Buoyed by strong performances in the manufacturing and services sector, Singapore economy grew by 2.9 per cent from a year ago for the second quarter. The better performance has led the Ministry of Trade and Industry (MTI) to revise the Gross Domestic Performance (GDP) forecast for 2017 to ‘2.0 to 3.0 per cent’, from the earlier forecast of ‘1.0 to 3.0 per cent’.
Releasing the figures, MTI said, “The Singapore economy grew by 2.9 per cent on a year-on-year basis in the second quarter, faster than the 2.5 per cent growth in the previous quarter. On a quarter on-quarter seasonally-adjusted annualised basis, the economy expanded by 2.2 per cent, a reversal from the contraction of 2.1 per cent in the preceding quarter.”
Speaking about the healthy performance of the manufacturing sector, MTI said, “The manufacturing sector continued to grow at a robust pace of 8.1 per cent year on-year in the second quarter, following the 8.5 per cent growth in the previous quarter. Growth during the quarter was primarily supported by the electronics and precision engineering clusters, which expanded on the back of strong global demand for semiconductors and semiconductor-related equipment.”

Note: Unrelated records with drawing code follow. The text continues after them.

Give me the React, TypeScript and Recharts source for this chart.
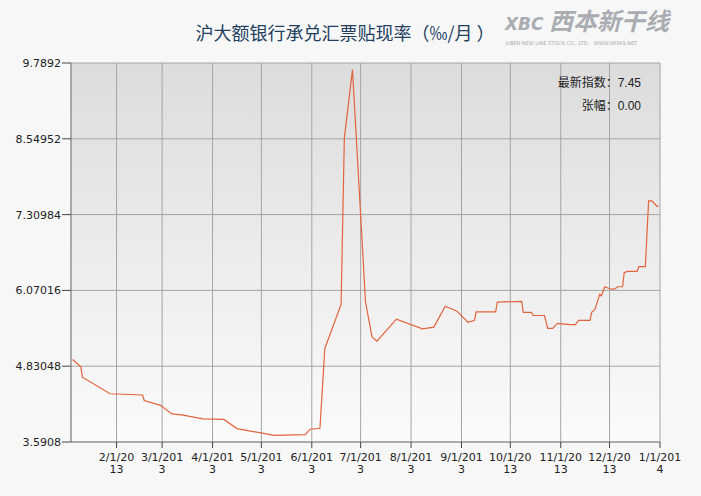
import { LineChart, Line, XAxis, YAxis, CartesianGrid } from "recharts";

// 沪大额银行承兑汇票贴现率 2013
const dates = [
  "2013-01-05", "2013-01-10", "2013-01-11", "2013-01-28", "2013-02-17", "2013-02-18",
  "2013-02-28", "2013-03-07", "2013-03-14", "2013-03-26", "2013-04-08", "2013-04-16",
  "2013-05-09", "2013-05-28", "2013-05-31", "2013-06-06", "2013-06-09", "2013-06-19",
  "2013-06-21", "2013-06-26", "2013-07-04", "2013-07-08", "2013-07-11", "2013-07-23",
  "2013-08-08", "2013-08-15", "2013-08-22", "2013-08-29", "2013-09-05", "2013-09-09",
  "2013-09-10", "2013-09-22", "2013-09-23", "2013-10-08", "2013-10-09", "2013-10-14",
  "2013-10-15", "2013-10-22", "2013-10-24", "2013-10-27", "2013-10-30", "2013-11-03",
  "2013-11-07", "2013-11-10", "2013-11-12", "2013-11-19", "2013-11-20", "2013-11-22",
  "2013-11-25", "2013-11-26", "2013-11-28", "2013-12-02", "2013-12-04", "2013-12-06",
  "2013-12-09", "2013-12-10", "2013-12-12", "2013-12-18", "2013-12-19", "2013-12-23",
  "2013-12-25", "2013-12-27", "2013-12-30", "2013-12-31",
];

const rates = [
  4.94, 4.82, 4.65, 4.38, 4.36, 4.27,
  4.19, 4.05, 4.03, 3.97, 3.96, 3.81,
  3.70, 3.71, 3.80, 3.815, 5.12, 5.84,
  8.56, 9.68, 5.88, 5.31, 5.24, 5.60,
  5.44, 5.47, 5.81, 5.735, 5.55, 5.58,
  5.72, 5.72, 5.88, 5.89, 5.71, 5.71,
  5.66, 5.66, 5.45, 5.45, 5.53, 5.52,
  5.51, 5.51, 5.58, 5.58, 5.71, 5.76,
  6.01, 5.98, 6.13, 6.09, 6.09, 6.13,
  6.13, 6.36, 6.38, 6.38, 6.46, 6.46,
  7.535, 7.535, 7.45, 7.45,
];

const monthTicks = [
  "2013-02-01", "2013-03-01", "2013-04-01", "2013-05-01", "2013-06-01", "2013-07-01",
  "2013-08-01", "2013-09-01", "2013-10-01", "2013-11-01", "2013-12-01", "2014-01-01",
];
const tickTop = ["2/1/20", "3/1/201", "4/1/201", "5/1/201", "6/1/201", "7/1/201",
  "8/1/201", "9/1/201", "10/1/20", "11/1/20", "12/1/20", "1/1/201"];
const tickBottom = ["13", "3", "3", "3", "3", "3", "3", "3", "13", "13", "13", "4"];

const yTicks = [3.5908, 4.83048, 6.07016, 7.30984, 8.54952, 9.7892];

const latestValue = "7.45";
const changeValue = "0.00";

const toTime = (s: string) => Date.parse(s + "T00:00:00Z");
const tickTimes = monthTicks.map(toTime);
const data = dates.map((d, i) => ({ t: toTime(d), rate: rates[i] }));

function MonthTick(props: any) {
  const { x, y, payload } = props;
  const i = tickTimes.indexOf(payload.value);
  return (
    <g transform={`translate(${x},${y})`}>
      <text textAnchor="middle" fill="#222" fontSize={11} fontFamily="DejaVu Sans">
        <tspan x={0} y={10.5}>{tickTop[i]}</tspan>
        <tspan x={0} y={23}>{tickBottom[i]}</tspan>
      </text>
    </g>
  );
}

export default function App() {
  return (
    <div
      style={{
        position: "absolute",
        left: 0,
        top: 0,
        width: 701,
        height: 496,
        background: "#f7f7f7",
        fontFamily: "'Noto Sans CJK SC', sans-serif",
      }}
    >
      <div
        style={{
          position: "absolute",
          left: 0,
          width: 690,
          top: 19,
          textAlign: "center",
          fontSize: 18,
          lineHeight: "26px",
          color: "#23405f",
          whiteSpace: "nowrap",
        }}
      >
        沪大额银行承兑汇票贴现率（‰/月 ）
      </div>
      <div
        style={{
          position: "absolute",
          left: 505,
          top: 6,
          color: "#a9adb2",
          whiteSpace: "nowrap",
        }}
      >
        <div style={{ fontSize: 24, lineHeight: "28px", fontStyle: "italic", fontWeight: 700 }}>
          <span style={{ fontFamily: "DejaVu Sans", fontSize: 17 }}>XBC</span> 西本新干线
        </div>
        <div style={{ fontSize: 5, lineHeight: "7px", fontFamily: "DejaVu Sans", marginTop: 2 }}>
          XIBEN NEW LINE STOCK CO., LTD. &nbsp; WWW.96369.NET
        </div>
      </div>
      <LineChart
        width={701}
        height={496}
        data={data}
        margin={{ top: 63, right: 41, bottom: 24, left: 0 }}
        style={{ position: "absolute", left: 0, top: 0 }}
      >
        <defs>
          <linearGradient id="plotBg" x1="0" y1="0" x2="0" y2="1">
            <stop offset="0%" stopColor="#dcdcdc" />
            <stop offset="100%" stopColor="#fbfbfb" />
          </linearGradient>
        </defs>
        <CartesianGrid fill="url(#plotBg)" fillOpacity={1} stroke="#a4a4a4" />
        <XAxis
          dataKey="t"
          type="number"
          height={30}
          domain={[toTime("2013-01-04"), toTime("2014-01-01")]}
          ticks={tickTimes}
          tick={<MonthTick />}
          tickSize={6}
          tickMargin={2}
          interval={0}
          axisLine={{ stroke: "#888" }}
          tickLine={{ stroke: "#444" }}
          allowDataOverflow
        />
        <YAxis
          type="number"
          width={71}
          domain={[3.5908, 9.7892]}
          ticks={yTicks}
          interval={0}
          tickSize={9}
          tickMargin={1}
          tickFormatter={(v: number) => String(v)}
          tick={{ fill: "#222", fontSize: 11, fontFamily: "DejaVu Sans" }}
          axisLine={{ stroke: "#888" }}
          tickLine={{ stroke: "#444" }}
          allowDataOverflow
        />
        <Line
          type="linear"
          dataKey="rate"
          stroke="#e2643c"
          strokeWidth={1.2}
          dot={false}
          isAnimationActive={false}
        />
      </LineChart>
      <div
        style={{
          position: "absolute",
          right: 60,
          top: 70,
          fontSize: 12,
          color: "#222",
          textAlign: "right",
          whiteSpace: "nowrap",
        }}
      >
        <div style={{ height: 23, lineHeight: "23px" }}>
          最新指数：<span style={{ fontFamily: "Liberation Sans" }}>{latestValue}</span>
        </div>
        <div style={{ height: 23, lineHeight: "23px" }}>
          张幅：<span style={{ fontFamily: "Liberation Sans" }}>{changeValue}</span>
        </div>
      </div>
    </div>
  );
}
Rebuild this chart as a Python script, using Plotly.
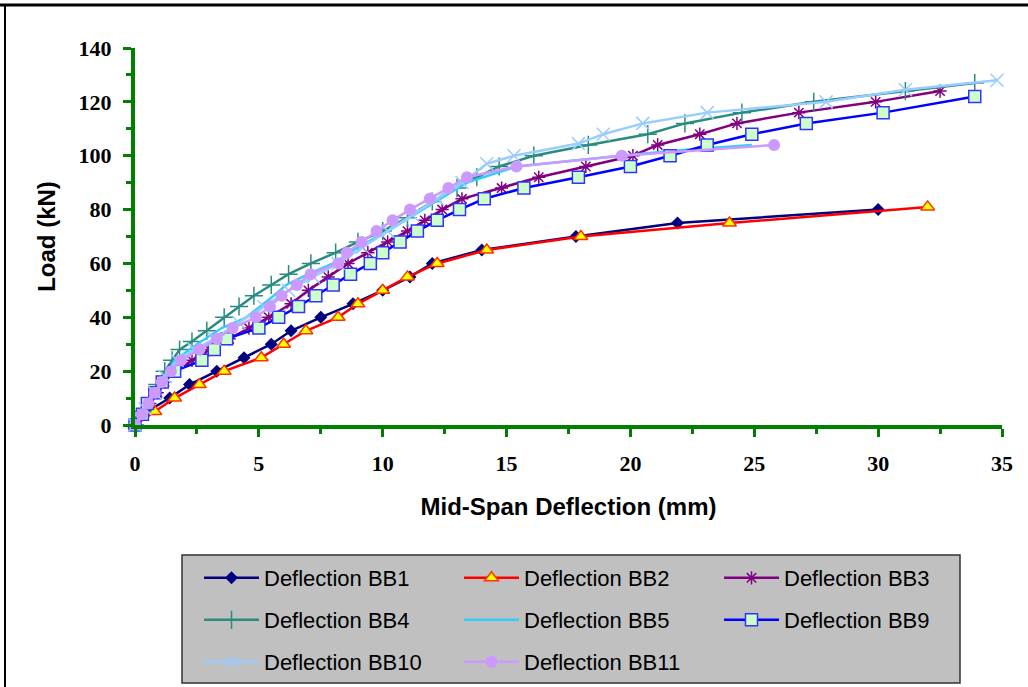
import plotly.graph_objects as go

# ---------------- data ----------------
bb1_x = [0, 0.5, 1.4, 2.2, 3.3, 4.4, 5.5, 6.3, 7.5, 8.8, 10.0, 11.1, 12.0, 14.0, 17.8, 21.9, 30.0]
bb1_y = [0, 5, 10, 15, 20, 25, 30, 35, 40, 45, 50, 55, 60, 65, 70, 75, 80]

bb2_x = [0, 0.8, 1.6, 2.6, 3.6, 5.1, 6.0, 6.9, 8.2, 9.0, 10.0, 11.0, 12.2, 14.2, 18.0, 24.0, 32.0]
bb2_y = [0, 5, 10, 15, 20, 25, 30, 35, 40, 45, 50, 55, 60, 65, 70, 75, 81]

bb3_x = [0, 0.3, 0.6, 0.9, 1.2, 1.6, 2.3, 3.0, 3.8, 4.6, 5.4, 6.3, 7.0, 7.8, 8.6, 9.4, 10.2, 11.0,
         11.7, 12.4, 13.2, 14.8, 16.3, 18.2, 20.1, 21.1, 22.8, 24.3, 26.8, 29.9, 32.5]
bb3_y = [0, 4, 8, 12, 16, 20, 24, 28, 32, 36, 40, 45, 50, 55, 60, 64, 68, 72,
         76, 80, 84, 88, 92, 96, 100, 104, 108, 112, 116, 120, 124]

bb4_x = [0, 0.3, 0.6, 0.9, 1.2, 1.5, 1.8, 2.3, 2.9, 3.6, 4.2, 4.8, 5.5, 6.2, 7.1, 8.1, 9.0, 10.0,
         11.0, 12.0, 13.0, 13.8, 14.7, 16.1, 18.3, 20.7, 22.2, 24.5, 27.4, 31.1, 33.9]
bb4_y = [0, 5, 10, 15, 20, 24, 28, 31, 35, 40, 44, 48, 52, 56, 60, 64, 68, 72,
         77, 83, 88, 92, 96, 100, 104, 108, 112, 116, 120, 124, 127]

bb5_x = [0, 0.5, 1.0, 1.6, 2.5, 3.5, 4.5, 5.6, 6.1, 7.0, 8.0, 9.0, 10.2, 11.6, 12.5, 13.4, 15.4,
         17.5, 19.6, 22.0, 24.9]
bb5_y = [0, 8, 16, 24, 30, 36, 40, 48, 52, 56, 60, 66, 72, 80, 85, 90, 96,
         98, 100, 102, 104]

bb9_x = [0, 0.3, 0.5, 0.8, 1.1, 1.6, 2.7, 3.2, 3.7, 5.0, 5.8, 6.6, 7.3, 8.0, 8.7, 9.5, 10.0, 10.7,
         11.4, 12.2, 13.1, 14.1, 15.7, 17.9, 20.0, 21.6, 23.1, 24.9, 27.1, 30.2, 33.9]
bb9_y = [0, 4, 8, 12, 16, 20, 24, 28, 32, 36, 40, 44, 48, 52, 56, 60, 64, 68,
         72, 76, 80, 84, 88, 92, 96, 100, 104, 108, 112, 116, 122]

bb10_x = [0, 0.4, 0.8, 1.2, 1.7, 2.4, 3.2, 4.2, 5.2, 6.2, 7.2, 8.2, 9.2, 10.2, 11.2, 12.2, 13.2,
          14.2, 15.3, 17.9, 18.9, 20.5, 23.1, 27.9, 31.1, 34.8]
bb10_y = [0, 6, 12, 18, 24, 28, 32, 38, 44, 50, 55, 60, 66, 72, 78, 84, 90,
          97, 100, 104.5, 108, 112, 116, 120, 124.5, 128]

bb11_x = [0, 0.27, 0.54, 0.8, 1.08, 1.45, 1.85, 2.6, 3.3, 3.94, 4.88, 5.45, 5.92, 6.53, 7.09, 8.21,
          8.55, 9.15, 9.75, 10.4, 11.1, 11.9, 12.65, 13.4, 15.4, 19.65, 25.8]
bb11_y = [0, 4, 8, 12, 16, 20, 24, 28, 32, 36, 40, 44, 48, 52, 56, 60,
          64, 68, 72, 76, 80, 84, 88, 92, 96, 100, 104]

names = ["Deflection BB1", "Deflection BB2", "Deflection BB3", "Deflection BB4",
         "Deflection BB5", "Deflection BB9", "Deflection BB10", "Deflection BB11"]

x_ticks = [0, 5, 10, 15, 20, 25, 30, 35]
y_ticks = [0, 20, 40, 60, 80, 100, 120, 140]

# ---------------- layout geometry (pixels) ----------------
W, H = 1028, 687
L, R, T, B = 135, 26, 48, 262
PW, PH = W - L - R, H - T - B


def px(xp):
    return (xp - L) / PW


def py(yp):
    return (H - B - yp) / PH


series = [
    (bb1_x, bb1_y, dict(color="#000080", width=2.5),
     dict(symbol="diamond", size=10, color="#000080")),
    (bb2_x, bb2_y, dict(color="#FF0000", width=2.5),
     dict(symbol="triangle-up", size=12, color="#FFFF00", line=dict(color="#FF3300", width=1.5))),
    (bb3_x, bb3_y, dict(color="#800080", width=2.5),
     dict(symbol="asterisk-open", size=11, color="#800080", line=dict(color="#800080", width=1.5))),
    (bb4_x, bb4_y, dict(color="#2A8C80", width=2.5),
     dict(symbol="cross-thin-open", size=13, color="#2A8C80", line=dict(color="#2A8C80", width=1.5))),
    (bb5_x, bb5_y, dict(color="#33CCFF", width=2.5), None),
    (bb9_x, bb9_y, dict(color="#0000FF", width=2.5),
     dict(symbol="square", size=12, color="#CCFFCC", line=dict(color="#3333FF", width=1.5))),
    (bb10_x, bb10_y, dict(color="#99CCFF", width=2.5),
     dict(symbol="x-thin-open", size=13, color="#99CCFF", line=dict(color="#99CCFF", width=1.5))),
    (bb11_x, bb11_y, dict(color="#CC99FF", width=2.5),
     dict(symbol="circle", size=12, color="#CC99FF")),
]

# legend slots: (column line start px, row centre px)
col_px = [205, 465, 725]
row_px = [578, 620, 662]
slots = [(c, r) for r in row_px for c in col_px][:8]

fig = go.Figure()
legend_layouts = {}
for i, ((xs, ys, ln, mk), name) in enumerate(zip(series, names)):
    lg = "legend" if i == 0 else f"legend{i + 1}"
    tr = dict(x=xs, y=ys, name=name, line=ln, cliponaxis=False, legend=lg, showlegend=True)
    if mk is None:
        tr["mode"] = "lines"
    else:
        tr["mode"] = "lines+markers"
        tr["marker"] = mk
    fig.add_trace(go.Scatter(**tr))
    cx, cy = slots[i]
    legend_layouts[lg] = dict(
        x=px(cx - 6), y=py(cy), xanchor="left", yanchor="middle",
        bgcolor="rgba(0,0,0,0)", borderwidth=0, itemwidth=55,
        font=dict(family="Liberation Sans, Arial, sans-serif", size=22, color="#000000"),
        orientation="h",
    )

tick_font = dict(family="Liberation Serif, Times New Roman, serif", size=22,
                 color="#000000", weight="bold")
title_font = dict(family="Liberation Sans, Arial, sans-serif", size=24,
                  color="#000000", weight="bold")

axis_common = dict(
    showline=True, linecolor="#008000", linewidth=4,
    ticks="outside", tickcolor="#008000", tickwidth=3, ticklen=8,
    showgrid=False, zeroline=False,
    tickfont=tick_font,
)

fig.update_layout(
    width=W, height=H,
    showlegend=True,
    margin=dict(l=L, r=R, t=T, b=B, autoexpand=False),
    paper_bgcolor="#FFFFFF", plot_bgcolor="#FFFFFF",
    xaxis=dict(
        range=[0, 35], tickmode="array", tickvals=x_ticks,
        ticktext=[str(v) for v in x_ticks],
        minor=dict(ticks="outside", dtick=2.5, tick0=0, ticklen=5, tickwidth=3, tickcolor="#008000"),
        title=dict(text="Mid-Span Deflection (mm)", standoff=24, font=title_font),
        ticklabelstandoff=8,
        **axis_common,
    ),
    yaxis=dict(
        range=[0, 140], tickmode="array", tickvals=y_ticks,
        ticktext=[str(v) for v in y_ticks],
        minor=dict(ticks="outside", dtick=10, tick0=0, ticklen=5, tickwidth=3, tickcolor="#008000"),
        title=dict(text="Load (kN)", standoff=17, font=title_font),
        ticklabelstandoff=7,
        **axis_common,
    ),
    shapes=[
        dict(type="rect", xref="paper", yref="paper", layer="below",
             x0=px(182), x1=px(960), y0=py(683), y1=py(555),
             fillcolor="#C0C0C0", line=dict(color="#333333", width=1.5)),
        dict(type="line", xref="paper", yref="paper",
             x0=px(0), x1=px(1028), y0=py(5), y1=py(5),
             line=dict(color="#000000", width=3)),
        dict(type="line", xref="paper", yref="paper",
             x0=px(5), x1=px(5), y0=py(5), y1=py(687),
             line=dict(color="#000000", width=2)),
    ],
    **legend_layouts,
)

fig.write_html("out.html", config={"displayModeBar": False},
               post_script="document.body.style.margin='0px';")
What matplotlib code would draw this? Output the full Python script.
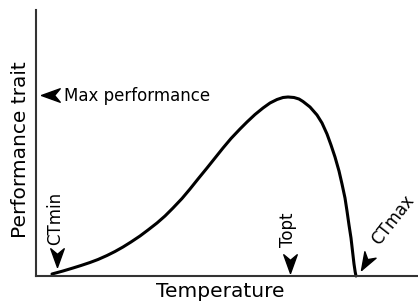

On a quarter-on-quarter seasonally adjusted annualised basis, the manufacturing sector expanded by 2.9 per cent, accelerating from the 0.3 per cent growth in the previous quarter.
The services sector grew 2.4 per cent for the second quarter, up from the 1.4 per cent growth in the first quarter. Six out of the seven segments - wholesale and retail trade, transportation and storage, information and communications, finance and insurance, business services and other services industries - posted growth. Only the accommodation and food services segment contracted from a year ago.
Barring unexpected outcomes in the global economy and key sectors in the domestic economy for the rest of the year, MTI expects GDP growth for the full year to come in at around 2.5 per cent.
While speaking about the global economy, MTI said, “The outlook for the global economy has remained stable in recent months, with global growth on track to come in higher in 2017 as compared to 2016.”
However, MTI cautioned, “Even as global economic recovery is expected to continue on a "firm footing" for the rest of the year, downside risks such as anti-globalisation sentiments and global political risks and policy uncertainty remain.”
While relating about the US and Eurozone economy, MTI said, “In the US, the economy rebounded to grow at a faster pace in the second quarter of the year as compared to the first quarter. The growth momentum is expected to be sustained in the second half of the year, supported primarily by domestic demand. Meanwhile, the Eurozone economy is expected to remain stable, and to continue to grow at a modest pace for the rest of the year.”
Against this external backdrop, the MTI said the manufacturing sector is likely to continue to provide support to the Singapore economy in the second half of the year. Likewise, externally-oriented services sectors such as the transportation and storage, wholesale trade and finance and insurance sectors are expected to benefit from the pickup in global trade.